Data shown =
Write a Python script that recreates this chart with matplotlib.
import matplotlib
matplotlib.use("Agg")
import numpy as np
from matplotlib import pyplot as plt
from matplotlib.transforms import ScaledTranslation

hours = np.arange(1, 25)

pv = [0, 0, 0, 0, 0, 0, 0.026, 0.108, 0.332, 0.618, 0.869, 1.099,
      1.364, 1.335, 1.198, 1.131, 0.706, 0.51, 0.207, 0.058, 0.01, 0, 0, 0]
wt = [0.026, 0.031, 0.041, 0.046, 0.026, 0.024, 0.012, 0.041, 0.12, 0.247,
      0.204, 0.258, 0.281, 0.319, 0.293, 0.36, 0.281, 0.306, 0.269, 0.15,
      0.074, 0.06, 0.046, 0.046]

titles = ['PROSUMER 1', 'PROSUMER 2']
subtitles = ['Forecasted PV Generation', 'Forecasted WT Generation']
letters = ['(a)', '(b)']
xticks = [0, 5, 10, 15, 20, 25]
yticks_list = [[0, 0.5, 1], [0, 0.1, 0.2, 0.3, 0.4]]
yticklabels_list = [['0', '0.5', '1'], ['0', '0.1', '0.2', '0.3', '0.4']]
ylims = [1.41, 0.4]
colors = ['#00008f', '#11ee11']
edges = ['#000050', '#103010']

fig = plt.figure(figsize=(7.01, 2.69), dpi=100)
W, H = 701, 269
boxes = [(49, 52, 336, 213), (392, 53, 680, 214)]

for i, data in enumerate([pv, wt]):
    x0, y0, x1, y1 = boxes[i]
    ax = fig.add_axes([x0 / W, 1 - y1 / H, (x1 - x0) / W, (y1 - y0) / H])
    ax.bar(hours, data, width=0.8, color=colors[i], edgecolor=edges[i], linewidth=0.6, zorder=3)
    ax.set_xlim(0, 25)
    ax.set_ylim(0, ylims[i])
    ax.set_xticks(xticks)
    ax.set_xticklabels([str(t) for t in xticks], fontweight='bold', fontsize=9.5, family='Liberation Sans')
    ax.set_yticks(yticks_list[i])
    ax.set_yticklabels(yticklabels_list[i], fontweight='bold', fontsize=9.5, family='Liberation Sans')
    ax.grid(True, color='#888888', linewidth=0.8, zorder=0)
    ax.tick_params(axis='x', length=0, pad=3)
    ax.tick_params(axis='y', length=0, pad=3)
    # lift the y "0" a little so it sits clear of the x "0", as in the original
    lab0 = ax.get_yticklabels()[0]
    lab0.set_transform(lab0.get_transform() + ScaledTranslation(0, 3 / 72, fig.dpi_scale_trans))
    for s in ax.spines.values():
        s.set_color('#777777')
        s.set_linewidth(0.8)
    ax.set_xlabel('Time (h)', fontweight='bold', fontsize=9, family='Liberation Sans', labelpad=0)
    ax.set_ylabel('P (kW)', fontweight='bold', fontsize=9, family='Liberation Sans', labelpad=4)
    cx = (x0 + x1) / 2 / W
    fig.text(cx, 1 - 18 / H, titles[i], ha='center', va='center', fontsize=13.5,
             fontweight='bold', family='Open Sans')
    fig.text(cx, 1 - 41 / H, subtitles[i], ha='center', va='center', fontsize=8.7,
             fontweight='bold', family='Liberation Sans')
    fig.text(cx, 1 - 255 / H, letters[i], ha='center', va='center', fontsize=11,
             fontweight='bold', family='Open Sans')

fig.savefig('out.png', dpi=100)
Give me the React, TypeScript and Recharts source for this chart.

Required work = Scan the listing above for the word "chart" and copy every line that holds it.

Exercise result =
Write a Python script that recreates this chart with matplotlib.
Give me the React, TypeScript and Recharts source for this chart.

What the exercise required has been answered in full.